**Requirements:** Quote the records below in full, exactly as given, with the images taken out.

**Dataset rows:**
= = = = =

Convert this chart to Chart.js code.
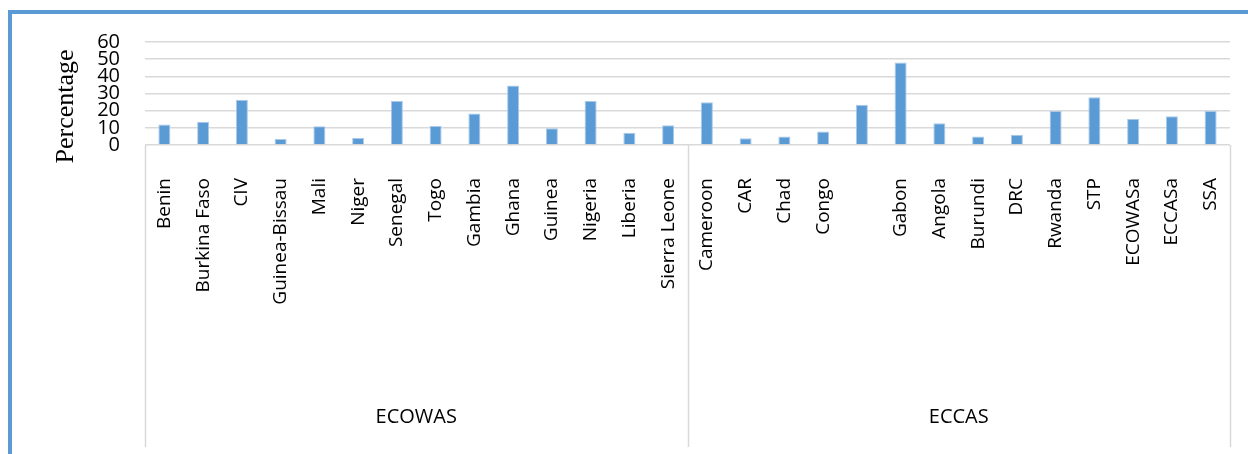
<!DOCTYPE html>
<html>
<head>
<meta charset="utf-8">
<title>Percentage by country</title>
<script src="https://cdn.jsdelivr.net/npm/chart.js@4/dist/chart.umd.min.js"></script>
<style>
    html, body {
        margin: 0;
        padding: 0;
        background: #ffffff;
        overflow: hidden;
    }
    #frame {
        position: absolute;
        left: 8px;
        top: 10px;
        width: 2000px;
        height: 2000px;
        border-left: 4px solid #5b9bd5;
        border-top: 4px solid #5b9bd5;
        box-sizing: border-box;
        pointer-events: none;
    }
    #percentChart {
        position: absolute;
        left: 0;
        top: 0;
    }
</style>
</head>
<body>
<canvas id="percentChart" width="1248" height="454"></canvas>
<div id="frame"></div>
<script>
// ECOWAS countries
const ecowasLabels = ['Benin', 'Burkina Faso', 'CIV', 'Guinea-Bissau', 'Mali', 'Niger', 'Senegal',
    'Togo', 'Gambia', 'Ghana', 'Guinea', 'Nigeria', 'Liberia', 'Sierra Leone'];
const ecowasValues = [12, 13.6, 26.4, 3.5, 10.9, 4.1, 25.6, 11.1, 18.3, 34.6, 9.7, 25.6, 7.2, 11.5];

// ECCAS countries (one category has no label in the source)
const eccasLabels = ['Cameroon', 'CAR', 'Chad', 'Congo', '', 'Gabon', 'Angola', 'Burundi', 'DRC',
    'Rwanda', 'STP', 'ECOWASa', 'ECCASa', 'SSA'];
const eccasValues = [24.9, 3.9, 4.9, 7.8, 23.5, 48, 12.6, 4.9, 6.0, 19.8, 27.8, 15.1, 16.7, 19.8];

const groupNames = ['ECOWAS', 'ECCAS'];
const yTitle = 'Percentage';
const yMax = 60;
const yStep = 10;

const GRID_COLOR = '#d9d9d9';
const BAR_COLOR = '#5b9bd5';

/**
 * Draws the y title, the group separators and the ECOWAS / ECCAS labels
 */
const groupAxisPlugin = {
    id: 'groupAxis',
    afterDraw(chart) {
        const ctx = chart.ctx;
        const x = chart.scales.x;
        const area = chart.chartArea;
        const top = area.bottom;
        const bottom = x.bottom;
        const sizes = [ecowasLabels.length, eccasLabels.length];

        // boundaries in category units
        const bounds = [-0.5];
        sizes.forEach(n => bounds.push(bounds[bounds.length - 1] + n));

        ctx.save();
        ctx.strokeStyle = GRID_COLOR;
        ctx.lineWidth = 1.5;
        bounds.forEach(b => {
            const px = Math.round(x.getPixelForValue(b)) + 0.5;
            ctx.beginPath();
            ctx.moveTo(px, top);
            ctx.lineTo(px, bottom);
            ctx.stroke();
        });

        ctx.fillStyle = '#000000';
        ctx.font = '20px "Open Sans"';
        ctx.textAlign = 'center';
        ctx.textBaseline = 'middle';
        groupNames.forEach((name, i) => {
            const cx = (x.getPixelForValue(bounds[i]) + x.getPixelForValue(bounds[i + 1])) / 2;
            ctx.fillText(name, cx, bottom - 30);
        });

        // y axis title, sits a little below the middle of the plot like the source
        ctx.translate(chart.scales.y.left + 66, (area.top + area.bottom) / 2 + 13);
        ctx.rotate(-Math.PI / 2);
        ctx.font = '26px "Liberation Serif"';
        ctx.fillText(yTitle, 0, 0);
        ctx.restore();
    }
};

document.addEventListener('DOMContentLoaded', () => {
    const ctx = document.getElementById('percentChart').getContext('2d');
    new Chart(ctx, {
        type: 'bar',
        data: {
            labels: ecowasLabels.concat(eccasLabels),
            datasets: [{
                label: yTitle,
                data: ecowasValues.concat(eccasValues),
                backgroundColor: BAR_COLOR,
                borderColor: '#a9c9ea',
                borderWidth: 1,
                categoryPercentage: 1,
                barPercentage: 0.31
            }]
        },
        options: {
            responsive: false,
            animation: false,
            devicePixelRatio: 1,
            layout: {
                padding: { top: 42, left: 0, right: 18, bottom: 7 }
            },
            plugins: {
                legend: { display: false },
                tooltip: { enabled: false }
            },
            scales: {
                x: {
                    offset: true,
                    grid: { display: false },
                    border: { display: false },
                    ticks: {
                        autoSkip: false,
                        minRotation: 90,
                        maxRotation: 90,
                        padding: 25,
                        color: '#000000',
                        font: { family: 'Open Sans', size: 19 }
                    },
                    afterFit(scale) {
                        scale.height = 302;
                        scale.paddingLeft = 0;
                        scale.paddingRight = 0;
                    }
                },
                y: {
                    min: 0,
                    max: yMax,
                    border: { display: false },
                    grid: {
                        color: GRID_COLOR,
                        lineWidth: 1.5,
                        drawTicks: false
                    },
                    ticks: {
                        stepSize: yStep,
                        autoSkip: false,
                        padding: 25,
                        color: '#000000',
                        font: { family: 'Open Sans', size: 20 }
                    },
                    afterFit(scale) {
                        scale.width = 145;
                    }
                }
            }
        },
        plugins: [groupAxisPlugin]
    });
});
</script>
</body>
</html>
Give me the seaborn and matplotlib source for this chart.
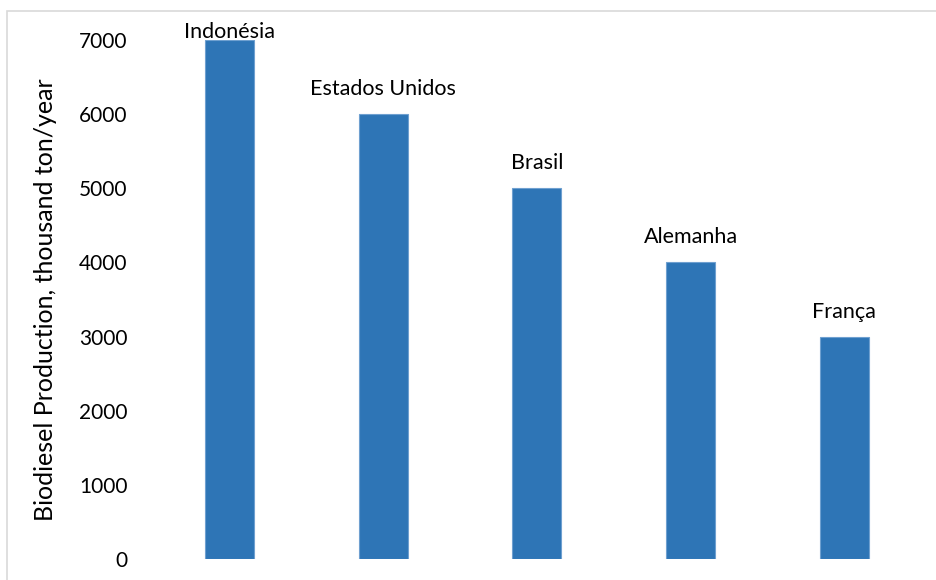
import matplotlib
matplotlib.use('Agg')
import matplotlib.pyplot as plt
import seaborn as sns
import pandas as pd

# data
countries = ['Indonésia', 'Estados Unidos', 'Brasil', 'Alemanha', 'França']
production = [7000, 6000, 5000, 4000, 3000]

df = pd.DataFrame({'country': countries, 'production': production})

sns.set_style('white')
plt.rcParams['font.family'] = ['Lato', 'DejaVu Sans']
plt.rcParams['text.color'] = 'black'
plt.rcParams['ytick.color'] = 'black'
plt.rcParams['axes.labelcolor'] = 'black'

fig = plt.figure(figsize=(9.37, 5.8), dpi=100)
ax = fig.add_axes([0.163, 0.036, 0.82, 0.895])

sns.barplot(data=df, x='country', y='production', color='#2E75B6',
            width=0.32, saturation=1, edgecolor='#6FA0D0', linewidth=0.8, ax=ax)

ax.set_ylim(0, 7000)
ax.set_yticks(range(0, 7001, 1000))
ax.tick_params(axis='y', labelsize=15, length=0, pad=18)
ax.set_xticks([])
ax.set_xlabel('')
ax.set_ylabel('Biodiesel Production, thousand ton/year', fontsize=18, labelpad=16)
sns.despine(ax=ax, left=True, bottom=True)

# data labels above the bars
for i, (name, val) in enumerate(zip(countries, production)):
    off = 6 if i == 0 else 18
    ax.annotate(name, (i, val), xytext=(0, off), textcoords='offset points',
                ha='center', va='center', fontsize=15.5, annotation_clip=False)

# light frame, only top and left edges visible
frame = plt.Rectangle((0.0075, -0.1), 1.1, 1.081, transform=fig.transFigure,
                      fill=False, edgecolor='#D9D9D9', linewidth=1.2)
fig.patches.append(frame)

fig.savefig('out.png', dpi=100)
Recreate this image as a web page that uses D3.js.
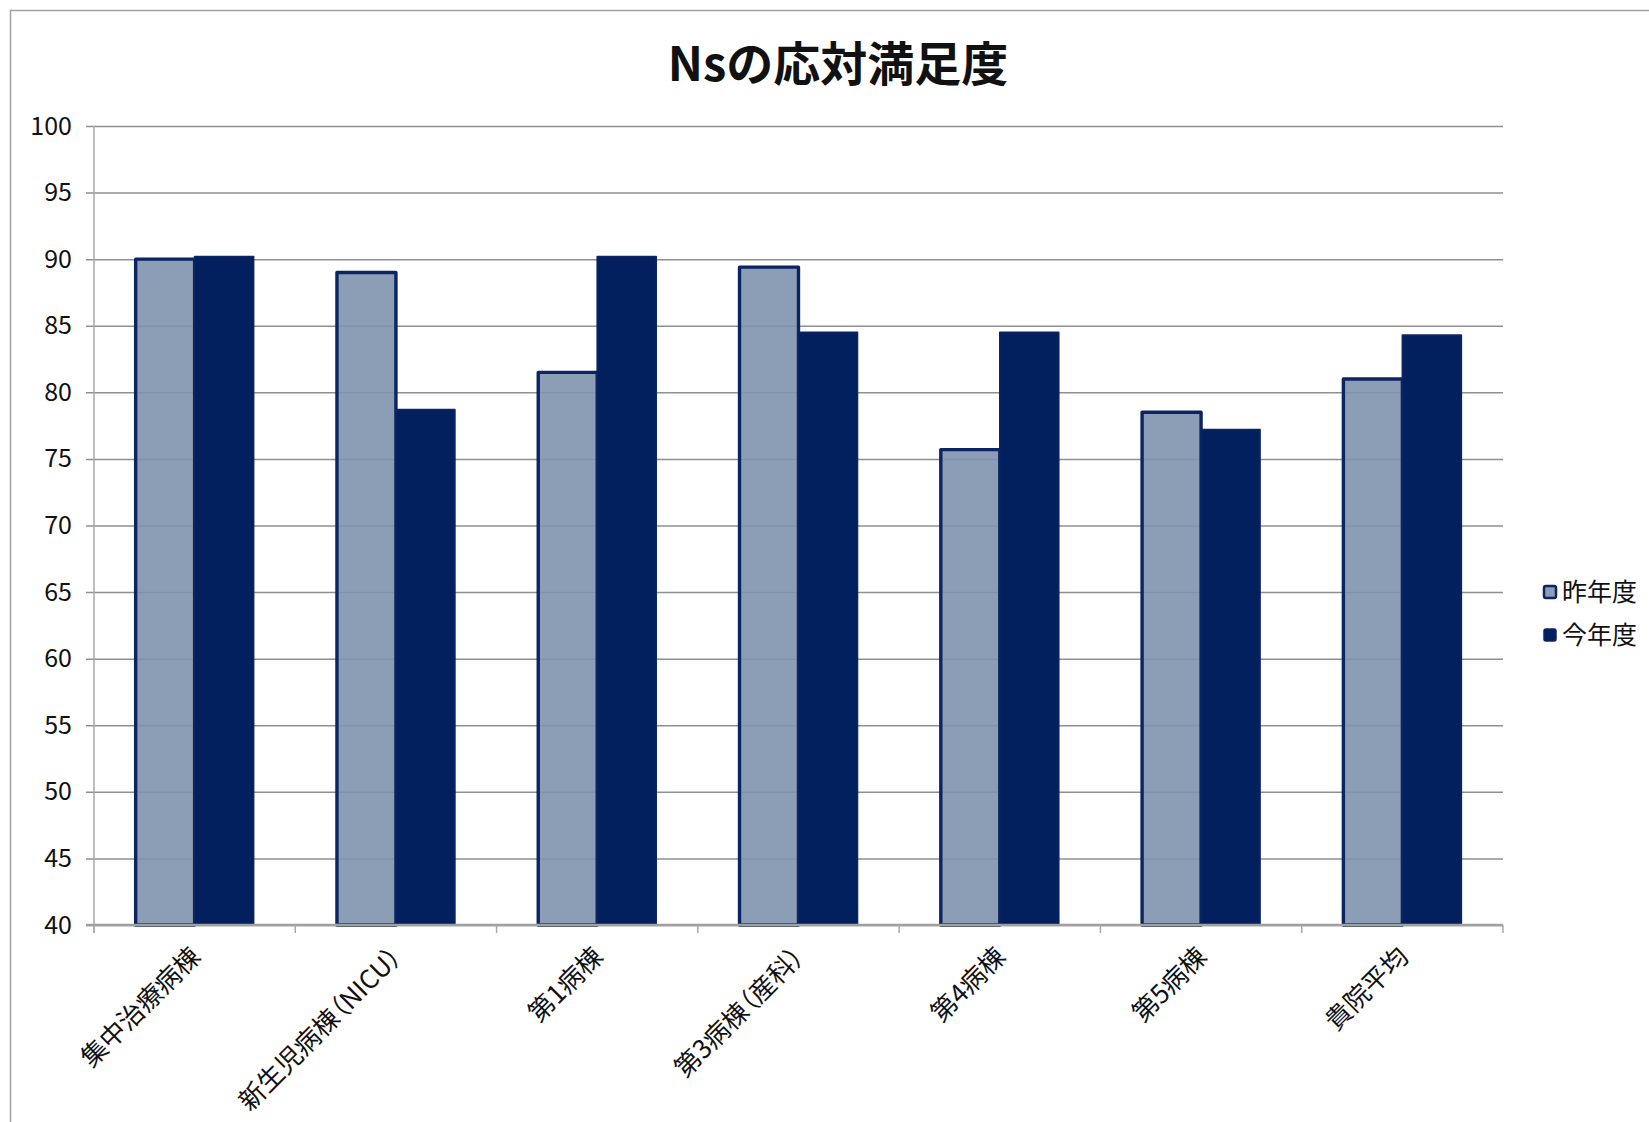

= = = = =

**Solution to the exercise:**
Convert this chart to Chart.js code.
<!DOCTYPE html>
<html>
<head>
<meta charset="utf-8">
<title>Percentage by country</title>
<script src="https://cdn.jsdelivr.net/npm/chart.js@4/dist/chart.umd.min.js"></script>
<style>
    html, body {
        margin: 0;
        padding: 0;
        background: #ffffff;
        overflow: hidden;
    }
    #frame {
        position: absolute;
        left: 8px;
        top: 10px;
        width: 2000px;
        height: 2000px;
        border-left: 4px solid #5b9bd5;
        border-top: 4px solid #5b9bd5;
        box-sizing: border-box;
        pointer-events: none;
    }
    #percentChart {
        position: absolute;
        left: 0;
        top: 0;
    }
</style>
</head>
<body>
<canvas id="percentChart" width="1248" height="454"></canvas>
<div id="frame"></div>
<script>
// ECOWAS countries
const ecowasLabels = ['Benin', 'Burkina Faso', 'CIV', 'Guinea-Bissau', 'Mali', 'Niger', 'Senegal',
    'Togo', 'Gambia', 'Ghana', 'Guinea', 'Nigeria', 'Liberia', 'Sierra Leone'];
const ecowasValues = [12, 13.6, 26.4, 3.5, 10.9, 4.1, 25.6, 11.1, 18.3, 34.6, 9.7, 25.6, 7.2, 11.5];

// ECCAS countries (one category has no label in the source)
const eccasLabels = ['Cameroon', 'CAR', 'Chad', 'Congo', '', 'Gabon', 'Angola', 'Burundi', 'DRC',
    'Rwanda', 'STP', 'ECOWASa', 'ECCASa', 'SSA'];
const eccasValues = [24.9, 3.9, 4.9, 7.8, 23.5, 48, 12.6, 4.9, 6.0, 19.8, 27.8, 15.1, 16.7, 19.8];

const groupNames = ['ECOWAS', 'ECCAS'];
const yTitle = 'Percentage';
const yMax = 60;
const yStep = 10;

const GRID_COLOR = '#d9d9d9';
const BAR_COLOR = '#5b9bd5';

/**
 * Draws the y title, the group separators and the ECOWAS / ECCAS labels
 */
const groupAxisPlugin = {
    id: 'groupAxis',
    afterDraw(chart) {
        const ctx = chart.ctx;
        const x = chart.scales.x;
        const area = chart.chartArea;
        const top = area.bottom;
        const bottom = x.bottom;
        const sizes = [ecowasLabels.length, eccasLabels.length];

        // boundaries in category units
        const bounds = [-0.5];
        sizes.forEach(n => bounds.push(bounds[bounds.length - 1] + n));

        ctx.save();
        ctx.strokeStyle = GRID_COLOR;
        ctx.lineWidth = 1.5;
        bounds.forEach(b => {
            const px = Math.round(x.getPixelForValue(b)) + 0.5;
            ctx.beginPath();
            ctx.moveTo(px, top);
            ctx.lineTo(px, bottom);
            ctx.stroke();
        });

        ctx.fillStyle = '#000000';
        ctx.font = '20px "Open Sans"';
        ctx.textAlign = 'center';
        ctx.textBaseline = 'middle';
        groupNames.forEach((name, i) => {
            const cx = (x.getPixelForValue(bounds[i]) + x.getPixelForValue(bounds[i + 1])) / 2;
            ctx.fillText(name, cx, bottom - 30);
        });

        // y axis title, sits a little below the middle of the plot like the source
        ctx.translate(chart.scales.y.left + 66, (area.top + area.bottom) / 2 + 13);
        ctx.rotate(-Math.PI / 2);
        ctx.font = '26px "Liberation Serif"';
        ctx.fillText(yTitle, 0, 0);
        ctx.restore();
    }
};

document.addEventListener('DOMContentLoaded', () => {
    const ctx = document.getElementById('percentChart').getContext('2d');
    new Chart(ctx, {
        type: 'bar',
        data: {
            labels: ecowasLabels.concat(eccasLabels),
            datasets: [{
                label: yTitle,
                data: ecowasValues.concat(eccasValues),
                backgroundColor: BAR_COLOR,
                borderColor: '#a9c9ea',
                borderWidth: 1,
                categoryPercentage: 1,
                barPercentage: 0.31
            }]
        },
        options: {
            responsive: false,
            animation: false,
            devicePixelRatio: 1,
            layout: {
                padding: { top: 42, left: 0, right: 18, bottom: 7 }
            },
            plugins: {
                legend: { display: false },
                tooltip: { enabled: false }
            },
            scales: {
                x: {
                    offset: true,
                    grid: { display: false },
                    border: { display: false },
                    ticks: {
                        autoSkip: false,
                        minRotation: 90,
                        maxRotation: 90,
                        padding: 25,
                        color: '#000000',
                        font: { family: 'Open Sans', size: 19 }
                    },
                    afterFit(scale) {
                        scale.height = 302;
                        scale.paddingLeft = 0;
                        scale.paddingRight = 0;
                    }
                },
                y: {
                    min: 0,
                    max: yMax,
                    border: { display: false },
                    grid: {
                        color: GRID_COLOR,
                        lineWidth: 1.5,
                        drawTicks: false
                    },
                    ticks: {
                        stepSize: yStep,
                        autoSkip: false,
                        padding: 25,
                        color: '#000000',
                        font: { family: 'Open Sans', size: 20 }
                    },
                    afterFit(scale) {
                        scale.width = 145;
                    }
                }
            }
        },
        plugins: [groupAxisPlugin]
    });
});
</script>
</body>
</html>
Give me the seaborn and matplotlib source for this chart.
import matplotlib
matplotlib.use('Agg')
import matplotlib.pyplot as plt
import seaborn as sns
import pandas as pd

# data
countries = ['Indonésia', 'Estados Unidos', 'Brasil', 'Alemanha', 'França']
production = [7000, 6000, 5000, 4000, 3000]

df = pd.DataFrame({'country': countries, 'production': production})

sns.set_style('white')
plt.rcParams['font.family'] = ['Lato', 'DejaVu Sans']
plt.rcParams['text.color'] = 'black'
plt.rcParams['ytick.color'] = 'black'
plt.rcParams['axes.labelcolor'] = 'black'

fig = plt.figure(figsize=(9.37, 5.8), dpi=100)
ax = fig.add_axes([0.163, 0.036, 0.82, 0.895])

sns.barplot(data=df, x='country', y='production', color='#2E75B6',
            width=0.32, saturation=1, edgecolor='#6FA0D0', linewidth=0.8, ax=ax)

ax.set_ylim(0, 7000)
ax.set_yticks(range(0, 7001, 1000))
ax.tick_params(axis='y', labelsize=15, length=0, pad=18)
ax.set_xticks([])
ax.set_xlabel('')
ax.set_ylabel('Biodiesel Production, thousand ton/year', fontsize=18, labelpad=16)
sns.despine(ax=ax, left=True, bottom=True)

# data labels above the bars
for i, (name, val) in enumerate(zip(countries, production)):
    off = 6 if i == 0 else 18
    ax.annotate(name, (i, val), xytext=(0, off), textcoords='offset points',
                ha='center', va='center', fontsize=15.5, annotation_clip=False)

# light frame, only top and left edges visible
frame = plt.Rectangle((0.0075, -0.1), 1.1, 1.081, transform=fig.transFigure,
                      fill=False, edgecolor='#D9D9D9', linewidth=1.2)
fig.patches.append(frame)

fig.savefig('out.png', dpi=100)
Recreate this image as a web page that uses D3.js.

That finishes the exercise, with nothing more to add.